### What the task asks
What is needed is an exact copy of the lines from the line containing "The picture is" to the line containing "ax = fig.add_axes([1995", both lines included, and nothing else.

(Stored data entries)

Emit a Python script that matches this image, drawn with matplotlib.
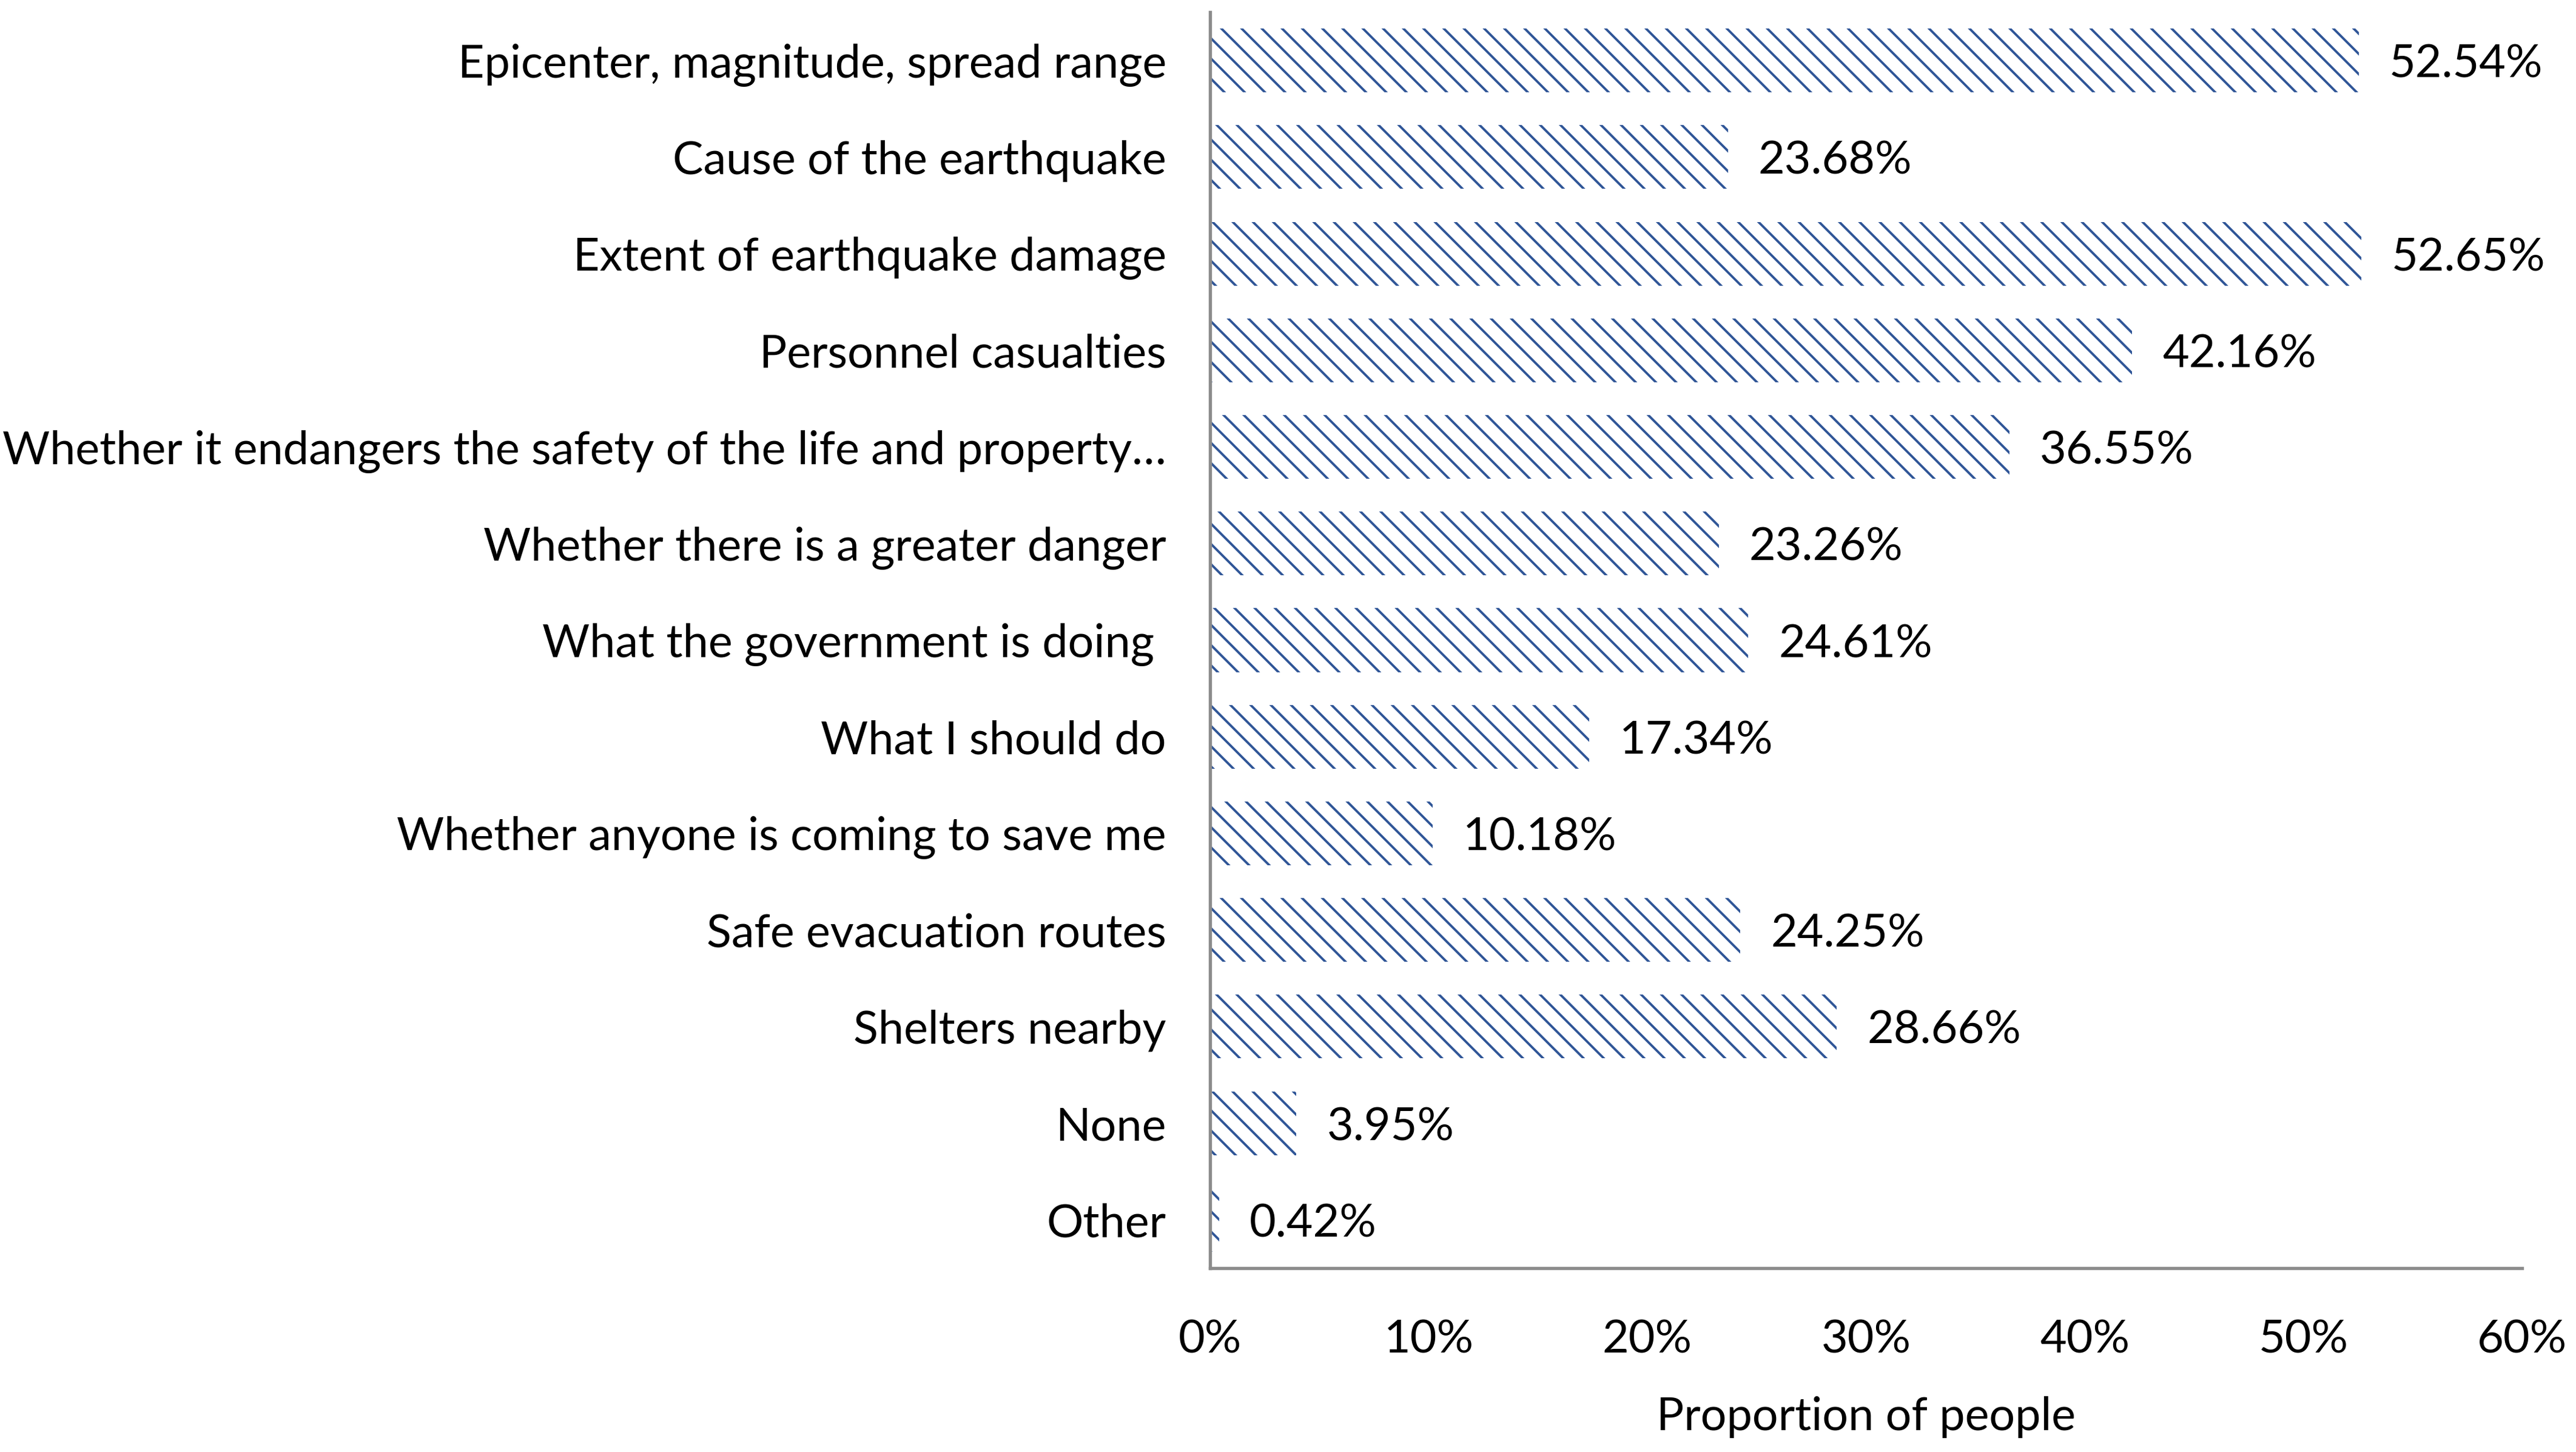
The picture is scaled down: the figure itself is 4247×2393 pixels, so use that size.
import matplotlib.pyplot as plt
from matplotlib.ticker import FuncFormatter

# survey answers, top to bottom
categories = [
    "Epicenter, magnitude, spread range",
    "Cause of the earthquake",
    "Extent of earthquake damage",
    "Personnel casualties",
    "Whether it endangers the safety of the life and property\u2026",
    "Whether there is a greater danger",
    "What the government is doing ",
    "What I should do",
    "Whether anyone is coming to save me",
    "Safe evacuation routes",
    "Shelters nearby",
    "None",
    "Other",
]
values = [52.54, 23.68, 52.65, 42.16, 36.55, 23.26, 24.61, 17.34, 10.18, 24.25, 28.66, 3.95, 0.42]
xticks = [0, 10, 20, 30, 40, 50, 60]

DPI = 200
plt.rcParams["font.family"] = ["Lato", "DejaVu Sans"]
plt.rcParams["hatch.linewidth"] = 1.4
fs = 27.2

fig = plt.figure(figsize=(4247 / DPI, 2393 / DPI), dpi=DPI)
ax = fig.add_axes([1995 / 4247, 1 - 2090 / 2393, (4158 - 1995) / 4247, (2090 - 20) / 2393])

ypos = list(range(len(categories)))
bars = ax.barh(ypos, values, height=0.66, color="white", edgecolor="#2F5597",
               hatch="\\\\", linewidth=0)

for y, v in zip(ypos, values):
    ax.annotate(f"{v:.2f}%", (v, y), xytext=(18, 0), textcoords="offset points",
                ha="left", va="center_baseline", fontsize=fs, color="black")

ax.set_xlim(0, 60)
ax.set_ylim(len(categories) - 0.5, -0.5)
ax.set_yticks(ypos)
ax.set_yticklabels(categories, fontsize=fs, va="center_baseline")
ax.set_xticks(xticks)
ax.xaxis.set_major_formatter(FuncFormatter(lambda x, p: f"{x:.0f}%"))
ax.tick_params(axis="x", length=0, pad=30, labelsize=fs)
ax.tick_params(axis="y", length=0, pad=26)
ax.set_xlabel("Proportion of people", fontsize=fs, labelpad=21)

for s in ["top", "right"]:
    ax.spines[s].set_visible(False)
for s in ["left", "bottom"]:
    ax.spines[s].set_color("#8C8C8C")
    ax.spines[s].set_linewidth(1.95)

fig.savefig("out.png", dpi=DPI)
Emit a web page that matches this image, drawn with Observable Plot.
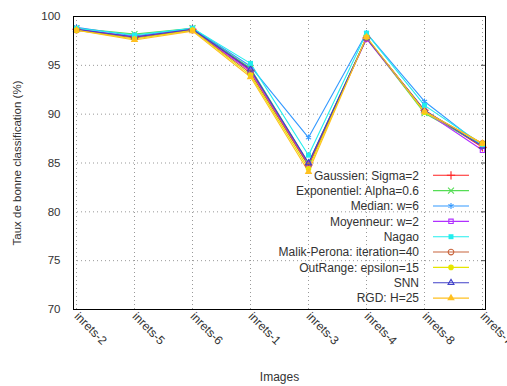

### The solution
The picture is scaled down: the figure itself is 4247×2393 pixels, so use that size.
import matplotlib.pyplot as plt
from matplotlib.ticker import FuncFormatter

# survey answers, top to bottom
categories = [
    "Epicenter, magnitude, spread range",
    "Cause of the earthquake",
    "Extent of earthquake damage",
    "Personnel casualties",
    "Whether it endangers the safety of the life and property\u2026",
    "Whether there is a greater danger",
    "What the government is doing ",
    "What I should do",
    "Whether anyone is coming to save me",
    "Safe evacuation routes",
    "Shelters nearby",
    "None",
    "Other",
]
values = [52.54, 23.68, 52.65, 42.16, 36.55, 23.26, 24.61, 17.34, 10.18, 24.25, 28.66, 3.95, 0.42]
xticks = [0, 10, 20, 30, 40, 50, 60]

DPI = 200
plt.rcParams["font.family"] = ["Lato", "DejaVu Sans"]
plt.rcParams["hatch.linewidth"] = 1.4
fs = 27.2

fig = plt.figure(figsize=(4247 / DPI, 2393 / DPI), dpi=DPI)
ax = fig.add_axes([1995 / 4247, 1 - 2090 / 2393, (4158 - 1995) / 4247, (2090 - 20) / 2393])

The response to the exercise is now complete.